No cenário federal freqüentemente se ouvem vozes defendendo as parcerias público-privadas, especialmente na área do saneamento, o que é um verdadeiro absurdo. Pensar esta área essencial entregue à lógica do mercado, o controle dos recursos hídricos e a produção e a distribuição da água tratada objeto de lucro é um contra-senso. Aqui no Rio Grande, depois da desastrada venda da CRT, sofremos até agora com o pagamento de extorsivos pedágios, mais uma herança do governo Britto, que assinou contratos de concessão por prazos longos garantindo taxas internas de retorno superiores a 25%!
Na Prefeitura o desmonte avançou celeremente no governo Fo-Fo: o SIMPA reclama de perdas passadas solenemente ignoradas por um governo que repetidamente anuncia superávtis e que, ao mesmo tempo, concede generosos aumentos para a turma da casa (os cedidos e a “cecezada”), para os fazendários e procuradores, a turma lá de cima. Já o operário recebe um básico abaixo do salário mínimo nacional. Não há treinamento adequado e a contratação de serviços de terceiros avança rapidamente. De 2004 a 2009 (o último balanço) o gasto com terceirização cresceu 150 milhões por ano. Em 2010 a previsão é gastar com serviços oitenta milhões a mais do que no ano passado, o que elevará o nível de gastos este ano acima dos 27% da despesa total; em termos absolutos deverão ser gastos 200 milhões a mais do que se gastava em 2004.
No DMAE elaborou-se um plano de carreira na linha do PGQP (Programa Gaúcho de Qualidade e Produtividade, marca GERDAU) e o seu diretor-geral justifica o avanço da terceirização como decorrente da insuficiente resposta dos funcionários de sua autarquia no atendimento das demandas por serviços; na SMIC depois do episódio Camelódromo – um negócio no mínimo “estranho” -, discute-se um absurdo projeto de “modernização e privatização” do viaduto Otávio Rocha, pasmem!! O gasto com a contratação de serviços de terceiros no DMAE já corresponde a 80% do pagamento dos servidores (despesas fixas, variáveis e encargos sociais); no DMLU já representa 170% da folha de pessoal; na Secretaria da Cultura há cerca de dois anos foi assinado um contrato com uma empresa que privatizará o auditório Araújo Viana.

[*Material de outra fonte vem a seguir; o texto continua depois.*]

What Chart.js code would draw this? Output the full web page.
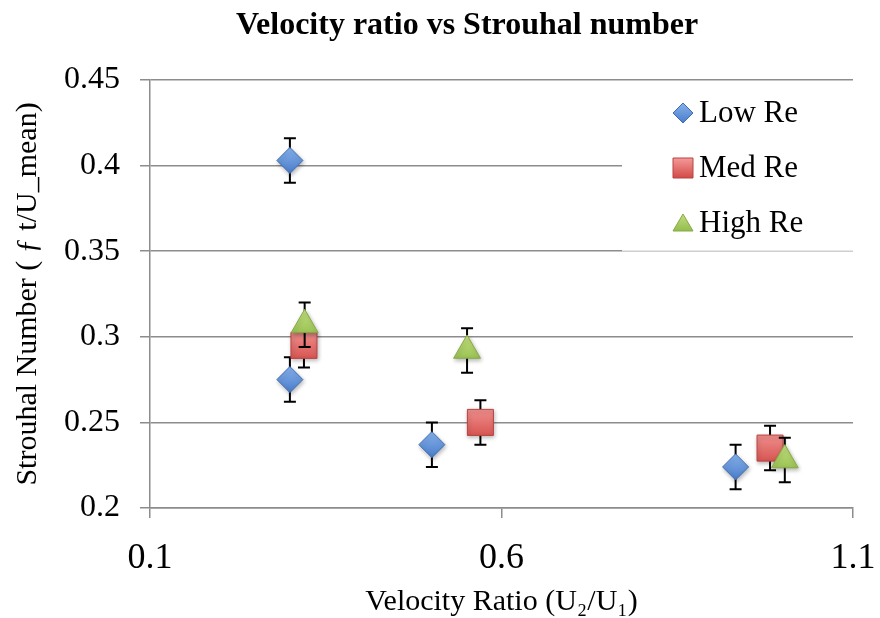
<!DOCTYPE html>
<html>
<head>
<meta charset="utf-8">
<script src="https://cdn.jsdelivr.net/npm/chart.js@4.4.1/dist/chart.umd.min.js"></script>
<style>
  html, body { margin: 0; padding: 0; background: #ffffff; }
  #wrap { width: 880px; height: 618px; position: relative; }
</style>
</head>
<body>
<div id="wrap"><canvas id="chart"></canvas></div>
<script>
// ---- Data ----
const chartTitle = 'Velocity ratio vs Strouhal number';
const xAxisTitle = 'Velocity Ratio (U\u2082/U\u2081)';
const yAxisTitle = 'Strouhal Number ( \u0192 t/U_mean)';

const seriesNames = ['Low Re', 'Med Re', 'High Re'];

const lowReX  = [0.299, 0.299, 0.501, 0.933];
const lowReY  = [0.403, 0.275, 0.237, 0.224];
const lowReErr = [0.013, 0.013, 0.013, 0.013];

const medReX  = [0.319, 0.570, 0.982];
const medReY  = [0.295, 0.250, 0.235];
const medReErr = [0.013, 0.013, 0.013];

const highReX = [0.320, 0.551, 1.003];
const highReY = [0.307, 0.292, 0.228];
const highReErr = [0.013, 0.013, 0.013];

const xTicks = [0.1, 0.6, 1.1];
const xTickLabels = ['0.1', '0.6', '1.1'];
const yTicks = [0.2, 0.25, 0.3, 0.35, 0.4, 0.45];
const yTickLabels = ['0.2', '0.25', '0.3', '0.35', '0.4', '0.45'];

// ---- Styling ----
const SERIF = "'Liberation Serif', 'Times New Roman', serif";
const GRID = '#8c8c8c';
const palette = [
  { top: '#86b2ee', bottom: '#4a7cc8', border: '#3f6db3', style: 'rectRot', radius: 13 },
  { top: '#f49a98', bottom: '#d24a47', border: '#b94340', style: 'rect', radius: 18.4 },
  { top: '#c2e07e', bottom: '#8fb948', border: '#86aa45', style: 'triangle', radius: 15.5 }
];

function pts(xs, ys) { return xs.map((x, i) => ({ x: x, y: ys[i] })); }

function gradFill(p) {
  return function (ctx) {
    const chart = ctx.chart;
    if (ctx.type !== 'data' || !chart.scales || !chart.scales.y || !ctx.raw) return p.bottom;
    const yp = chart.scales.y.getPixelForValue(ctx.raw.y);
    if (!isFinite(yp)) return p.bottom;
    const r = p.radius;
    const g = chart.ctx.createLinearGradient(0, yp - r, 0, yp + r);
    g.addColorStop(0, p.top);
    g.addColorStop(1, p.bottom);
    return g;
  };
}

const errors = [lowReErr, medReErr, highReErr];

function makeDataset(i, xs, ys, order) {
  const p = palette[i];
  return {
    label: seriesNames[i],
    data: pts(xs, ys),
    showLine: false,
    pointStyle: p.style,
    pointRadius: p.radius,
    pointHoverRadius: p.radius,
    pointBackgroundColor: gradFill(p),
    pointBorderColor: p.border,
    pointBorderWidth: 1,
    backgroundColor: p.bottom,
    borderColor: p.border,
    order: order
  };
}

// error bars + soft marker shadow
const errorBarPlugin = {
  id: 'errorBars',
  beforeDatasetDraw(chart, args) {
    const ctx = chart.ctx;
    const idx = args.index;
    const ds = chart.data.datasets[idx];
    const err = errors[idx];
    const xs = chart.scales.x, ys = chart.scales.y;
    ctx.save();
    ctx.strokeStyle = '#000000';
    ctx.lineWidth = 2;
    ds.data.forEach((d, j) => {
      const px = xs.getPixelForValue(d.x);
      const top = ys.getPixelForValue(d.y + err[j]);
      const bot = ys.getPixelForValue(d.y - err[j]);
      ctx.beginPath();
      ctx.moveTo(px, top); ctx.lineTo(px, bot);
      ctx.moveTo(px - 6, top); ctx.lineTo(px + 6, top);
      ctx.moveTo(px - 6, bot); ctx.lineTo(px + 6, bot);
      ctx.stroke();
    });
    ctx.restore();
    ctx.save();
    ctx.shadowColor = 'rgba(0,0,0,0.28)';
    ctx.shadowBlur = 4;
    ctx.shadowOffsetX = 1;
    ctx.shadowOffsetY = 2;
  },
  afterDatasetDraw(chart) {
    chart.ctx.restore();
  }
};

// title centred like the reference
const titlePlugin = {
  id: 'customTitle',
  afterDraw(chart) {
    const ctx = chart.ctx;
    ctx.save();
    ctx.font = 'bold 32px ' + SERIF;
    ctx.fillStyle = '#000';
    ctx.textAlign = 'center';
    ctx.textBaseline = 'middle';
    ctx.fillText(chartTitle, 467, 26);
    ctx.restore();
  }
};

function drawMarker(ctx, style, x, y, s, p) {
  const g = ctx.createLinearGradient(0, y - s, 0, y + s);
  g.addColorStop(0, p.top);
  g.addColorStop(1, p.bottom);
  ctx.beginPath();
  if (style === 'rectRot') {
    ctx.moveTo(x, y - s); ctx.lineTo(x + s, y); ctx.lineTo(x, y + s); ctx.lineTo(x - s, y);
  } else if (style === 'rect') {
    ctx.rect(x - s, y - s, 2 * s, 2 * s);
  } else {
    ctx.moveTo(x, y - s * 0.9); ctx.lineTo(x + s, y + s * 0.8); ctx.lineTo(x - s, y + s * 0.8);
  }
  ctx.closePath();
  ctx.fillStyle = g;
  ctx.fill();
  ctx.lineWidth = 1;
  ctx.strokeStyle = p.border;
  ctx.stroke();
}

// legend drawn inside the plot, top-right, on a white box
const legendPlugin = {
  id: 'insideLegend',
  afterDatasetsDraw(chart) {
    const ctx = chart.ctx;
    const ca = chart.chartArea;
    const ys = chart.scales.y;
    const left = ca.right - 231;
    const top = ca.top + 1;
    const y035 = ys.getPixelForValue(0.35);
    ctx.save();
    ctx.fillStyle = '#ffffff';
    ctx.fillRect(left, top, ca.right - left + 2, y035 + 1 - top);
    ctx.strokeStyle = '#cfcfcf';
    ctx.lineWidth = 1.5;
    ctx.beginPath();
    ctx.moveTo(left, y035); ctx.lineTo(ca.right, y035);
    ctx.stroke();
    const mx = left + 61;
    const rows = [top + 32, top + 87, top + 142];
    ctx.font = '31px ' + SERIF;
    ctx.textAlign = 'left';
    ctx.textBaseline = 'middle';
    seriesNames.forEach((name, i) => {
      drawMarker(ctx, palette[i].style, mx, rows[i], 10, palette[i]);
      ctx.fillStyle = '#000';
      ctx.fillText(name, mx + 16, rows[i] + 1);
    });
    ctx.restore();
  }
};

new Chart(document.getElementById('chart'), {
  type: 'scatter',
  data: {
    datasets: [
      makeDataset(0, lowReX, lowReY, 3),
      makeDataset(1, medReX, medReY, 2),
      makeDataset(2, highReX, highReY, 1)
    ]
  },
  plugins: [errorBarPlugin, legendPlugin, titlePlugin],
  options: {
    responsive: true,
    maintainAspectRatio: false,
    animation: false,
    events: [],
    layout: { padding: { top: 80, left: 6, right: 27, bottom: 0 } },
    plugins: {
      legend: { display: false },
      title: { display: false },
      tooltip: { enabled: false }
    },
    scales: {
      x: {
        type: 'linear',
        min: 0.1,
        max: 1.1,
        afterBuildTicks: (axis) => { axis.ticks = xTicks.map(v => ({ value: v })); },
        afterFit: (scale) => { scale.height = 110; scale.paddingLeft = 0; scale.paddingRight = 0; },
        ticks: {
          callback: (v, i) => xTickLabels[i],
          font: { family: SERIF, size: 36 },
          color: '#000',
          padding: 19,
          maxRotation: 0
        },
        grid: { drawOnChartArea: false, drawTicks: true, tickLength: 10, color: GRID, lineWidth: 1.5 },
        border: { display: true, color: GRID, width: 1.5 },
        title: {
          display: true,
          text: xAxisTitle,
          font: { family: SERIF, size: 30 },
          color: '#000',
          padding: { top: 0, bottom: -2 }
        }
      },
      y: {
        type: 'linear',
        min: 0.2,
        max: 0.45,
        afterBuildTicks: (axis) => { axis.ticks = yTicks.map(v => ({ value: v })); },
        afterFit: (scale) => { scale.width = 144; scale.paddingTop = 0; scale.paddingBottom = 0; },
        ticks: {
          callback: (v, i) => yTickLabels[i],
          font: { family: SERIF, size: 32 },
          color: '#000',
          padding: 20
        },
        grid: { drawOnChartArea: true, drawTicks: true, tickLength: 10, color: GRID, lineWidth: 1.5 },
        border: { display: true, color: GRID, width: 1.5 },
        title: {
          display: true,
          text: yAxisTitle,
          font: { family: SERIF, size: 30 },
          color: '#000',
          padding: { top: 4, bottom: 4 }
        }
      }
    }
  }
});
</script>
</body>
</html>
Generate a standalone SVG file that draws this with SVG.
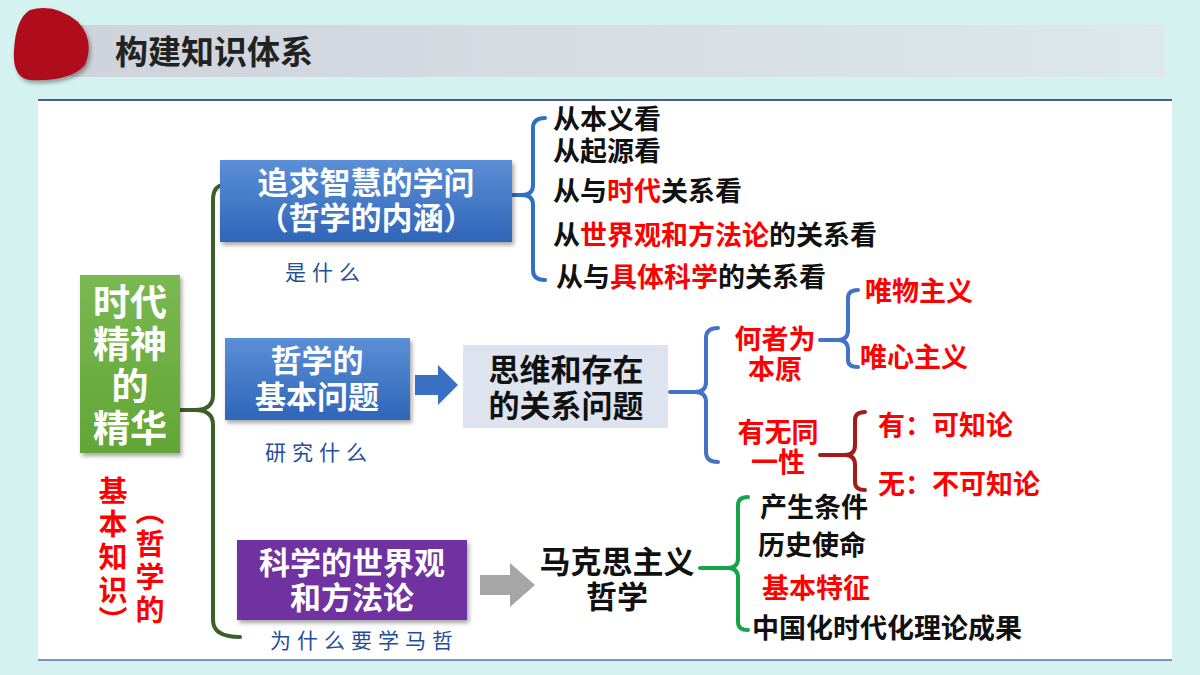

Para que se tenha uma idéia do avanço dos serviços de terceiros na Prefeitura de Porto Alegre vamos referir um dado de balanço municipal. Vinte anos atrás, em 1989, a despesa com serviços contratados a terceiros representava 24% do valor da despesa de pessoal; no ano passado esta participação já atingiu 64% da folha, quase três vezes mais! Em valores absolutos, em reais, são despendidos hoje, por ano, 500 milhões a mais do que gastava em 1989!
Temos que diminuir a contratação de serviços de terceiros, reestruturando e aperfeiçoando o nosso serviço público com a maior urgência possível; combater e terminar com a lenda – amplamente difundida – que há funcionários públicos demais. Com a sua costumeira lucidez, em recente entrevista à revista Carta Capital, o cineasta Jorge Furtado, dentre as dez sugestões que deu para melhorar o país, além de lembrar e recomendar a leitura e releitura de Guimarães Rosa, destacou a necessidade de termos mais servidores públicos – bem treinados e pagos –, especialmente nas áreas da saúde, educação e segurança pública.